Contrary to Lust Stories, Tarla is a straightforward underdog narrative. As a biopic, it largely operates in safe territory, but what makes it homely and comforting is the warmth and modesty with which a real-life story is treated. The highs of TV stardom feel like happenstances, the victories middling but satisfying. The real journey here is between the wife and her doting, supportive husband. Huma Qureshi and Sharib Hashmi are excellent in straightjacket roles that feel like people out of any middle-class kitchen.

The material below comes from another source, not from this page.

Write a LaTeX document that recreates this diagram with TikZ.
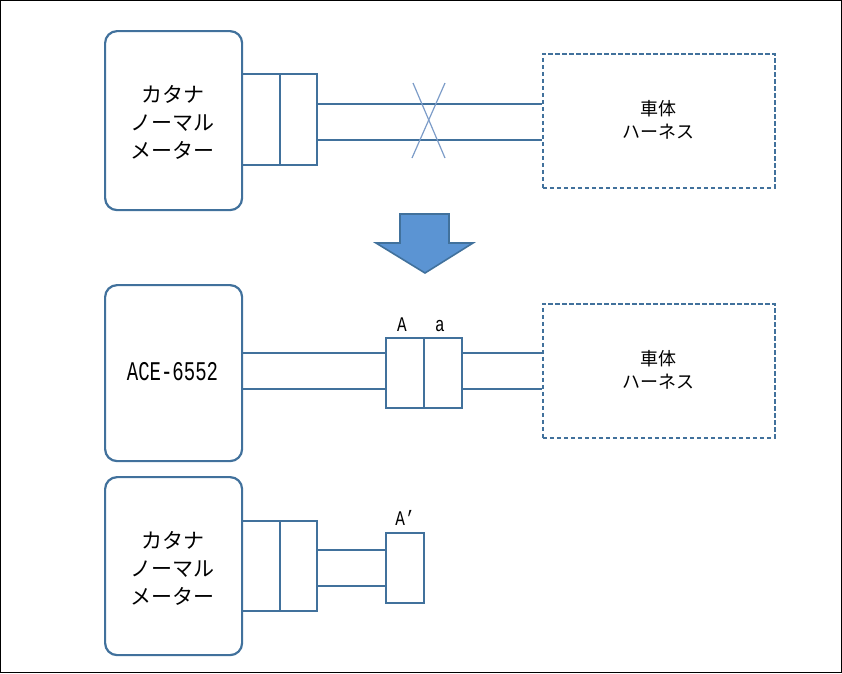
\documentclass[tikz,border=0pt]{standalone}
\usepackage{fontspec}
\setmainfont{Noto Sans CJK JP}
\newfontfamily\jpfont{Noto Sans CJK JP}
\newfontfamily\monofont{Liberation Mono}
\definecolor{linec}{HTML}{41719C}
\definecolor{crossc}{HTML}{7C9CC8}
\definecolor{arrowf}{HTML}{5B94D3}
\begin{document}
\begin{tikzpicture}[x=1pt,y=-1pt,line width=1.8pt,
  meter/.style={draw=linec,rounded corners=12pt,line width=2.2pt},
  cell/.style={draw=linec,line width=1.8pt},
  harness/.style={draw=linec,dash pattern=on 4.5pt off 2.5pt,line width=1.8pt},
  wire/.style={draw=linec,line width=1.8pt},
  lbl/.style={font=\jpfont\fontsize{21}{28}\selectfont,align=center,inner sep=0pt},
  hlbl/.style={font=\jpfont\fontsize{18}{23}\selectfont,align=center,inner sep=0pt},
  mono/.style={font=\monofont\fontsize{20}{20}\selectfont,inner sep=0pt}]
\useasboundingbox (0,0) rectangle (842,673);
\draw[black,line width=1pt] (0.5,0.5) rectangle (841.5,672.5);

% ---- top ----
\node[meter,minimum width=137pt,minimum height=179pt,anchor=north west] (m1) at (104,30) {};
\node[lbl] (m1t) at (172.5,122) {カタナ\\ノーマル\\メーター};
\node[cell,minimum width=38pt,minimum height=91pt,anchor=north west,inner sep=0pt] (c1a) at (241,73) {};
\node[cell,minimum width=37pt,minimum height=91pt,anchor=north west,inner sep=0pt] (c1b) at (279,73) {};
\node[harness,minimum width=232pt,minimum height=134pt,anchor=north west,inner sep=0pt] (h1) at (542,53) {};
\node[hlbl] (h1t) at (658,120) {車体\\ハーネス};
\coordinate (w1a) at (316,104);
\coordinate (w1b) at (316,140);
\draw[wire] (w1a) -- (w1a -| h1.west);
\draw[wire] (w1b) -- (w1b -| h1.west);
\coordinate (x1) at (413,83);
\coordinate (x2) at (445,158);
\coordinate (x3) at (445,83);
\coordinate (x4) at (412,158);
\draw[crossc,line width=1.2pt] (x1) -- (x2);
\draw[crossc,line width=1.2pt] (x3) -- (x4);

% ---- arrow ----
\coordinate (ar1) at (400,214);
\coordinate (ar2) at (449,214);
\coordinate (ar3) at (449,243);
\coordinate (ar4) at (473,243);
\coordinate (ar5) at (425,273);
\coordinate (ar6) at (376,243);
\coordinate (ar7) at (400,243);
\draw[fill=arrowf,draw=linec,line width=1.6pt,line join=miter] (ar1) -- (ar2) -- (ar3) -- (ar4) -- (ar5) -- (ar6) -- (ar7) -- cycle;

% ---- middle ----
\node[meter,minimum width=137pt,minimum height=176pt,anchor=north west] (m2) at (104,284) {};
\node[mono] (m2t) at (172.5,372) {\scalebox{0.95}[1.35]{ACE-6552}};
\node[cell,minimum width=38pt,minimum height=70pt,anchor=north west,inner sep=0pt] (cA) at (385,337) {};
\node[cell,minimum width=38pt,minimum height=70pt,anchor=north west,inner sep=0pt] (ca) at (423,337) {};
\node[mono,font=\monofont\fontsize{16}{16}\selectfont] (lA) at (402,325) {\scalebox{1}[1.3]{A}};
\node[mono,font=\monofont\fontsize{16}{16}\selectfont] (la) at (440,326) {\scalebox{1}[1.3]{a}};
\node[harness,minimum width=232pt,minimum height=134pt,anchor=north west,inner sep=0pt] (h2) at (542,303) {};
\node[hlbl] (h2t) at (658,370) {車体\\ハーネス};
\coordinate (w2a) at (241,353);
\coordinate (w2b) at (241,389);
\draw[wire] (w2a) -- (w2a -| cA.west);
\draw[wire] (w2b) -- (w2b -| cA.west);
\draw[wire] (w2a -| ca.east) -- (w2a -| h2.west);
\draw[wire] (w2b -| ca.east) -- (w2b -| h2.west);

% ---- bottom ----
\node[meter,minimum width=137pt,minimum height=178pt,anchor=north west] (m3) at (104,476) {};
\node[lbl] (m3t) at (172.5,568) {カタナ\\ノーマル\\メーター};
\node[cell,minimum width=38pt,minimum height=90pt,anchor=north west,inner sep=0pt] (c3a) at (241,520) {};
\node[cell,minimum width=37pt,minimum height=90pt,anchor=north west,inner sep=0pt] (c3b) at (279,520) {};
\node[cell,minimum width=38pt,minimum height=70pt,anchor=north west,inner sep=0pt] (cAp) at (385,532) {};
\node[mono,font=\monofont\fontsize{16}{16}\selectfont] (lAp) at (405,518) {\scalebox{1}[1.3]{A’}};
\coordinate (w3a) at (316,550);
\coordinate (w3b) at (316,586);
\draw[wire] (w3a) -- (w3a -| cAp.west);
\draw[wire] (w3b) -- (w3b -| cAp.west);
\end{tikzpicture}
\end{document}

Rocky Aur Rani kii Prem Kahaani

The death of the larger-than-life romance has been pronounced many times over in the past few years, and despite the acting capabilities of its starry cast, even Karan Johar looked frail and the nervy in the face of a blanket inference – that people could no longer be made to fall in love with the idea of falling in love. Not only did Johar succeed in reviving a genre he ruled two decades ago, he gave it intricate, progressive updates. More than Ranveer and Alia, it was this unexpected chemistry between Dharmendra and Shabana Azmi that kind of stole the show. Everything was grand, silly and felt pledged with the clarity of a teardrop. Just what we’d been missing.

OMG2

It’s refreshing to at least be able to mention an Akshay Kumar film in a best-of list. The prolific actor has delivered dud after dud, for no lack of trying. Ironically, in a film where he literally plays god, his nonchalance and groovy mannerisms came to the fore. But OMG2’s success is owed to the dependable Pankaj Tripathi and the courage of the creators to mainstream something that is widely considered taboo – sex education. It’s the kind of film that for all of its flaws, we need more of.

Jawan

You could place any of Shah Rukh Khan’s films from the year in this year end special 2023 list (including whatever Dunki throws at us). Or even his hilariously entertaining Twitter sessions. The man is blockbuster, in everything he does. While Pathaan was a slick actioner about a stylish patriot, Jawan practically blew the lid off of Khan’s stardom. This rough-talking, notorious macho man we had never seen looked precociously like a new incarnation; sexier and seductive like he never had before. It was the kind of film that can only really be experienced in a theatre, with people surrendering to its whimsies and well-curated mercies.

12th Fail

Vidhu Vinod Chopra returned to the screens with a film that though hardly publicised, offered a refreshing template for the underdog narrative. Vikrant Massey was stupendous in a film that refused to give into the triggering elements of a rags-to-riches story and simply stuck to the somewhat tragic arc of an earnest man with nothing to fall back on except his desperation to get somewhere. It’s easily one of the acting and maybe directing performances of the year.

Three of Us

Avinash Arun’s sombre, melancholic walk down memory lane is quietly perturbing and endlessly memorable. Arun has mastered the art of quietude, and here he takes us on the solemn journey of a woman revisiting a town where she buried a part of her, as an act of edifying that which she will no longer remember. Free of platitudes and small talk, this is a film that unfurls in the silence of its many images. Shefali Shah, Jaideep Ahlawat and Swanand Kirkire were all worth their pedigree in what is easily the most beautiful looking film of the year.

Animal

Hold your horses! Animal isn’t everyone’s cup of madness and provocation. It overdoes excess in places with the sole intent of rubbing a sub-set of critics, but it has, in all earnestness, delivered the acting performance of the year. Ranbir Kapoor goes from tough guy to madman in this film that punches you in places you didn’t know was possible in a film theatre. For everything he is rightfully judged, analysed for, Sandeep Reddy Vanga, is not a boring filmmaker.

Joram

Devashish Makhija’s latest film is a familiar tale of a cop chasing a culprit, except victimhood here is distributed by way of identity as opposed to intent. The ones imposing the law, look more beaten than the ones being incriminated by it. It’s the most political of this year’s films, and its cinematography and direction are astoundingly pure and immersive. It has another of those expected features – a superlative Manoj Bajpayee performance. But here the master actor is aided by a terrific cast, in no short measure by the equally stunning Mohd Zeeshan Ayyub.

Honourable mentions: Zwigato, Kathal, Farrey

Manik Sharma is an independent entertainment journalist. Views expressed are personal.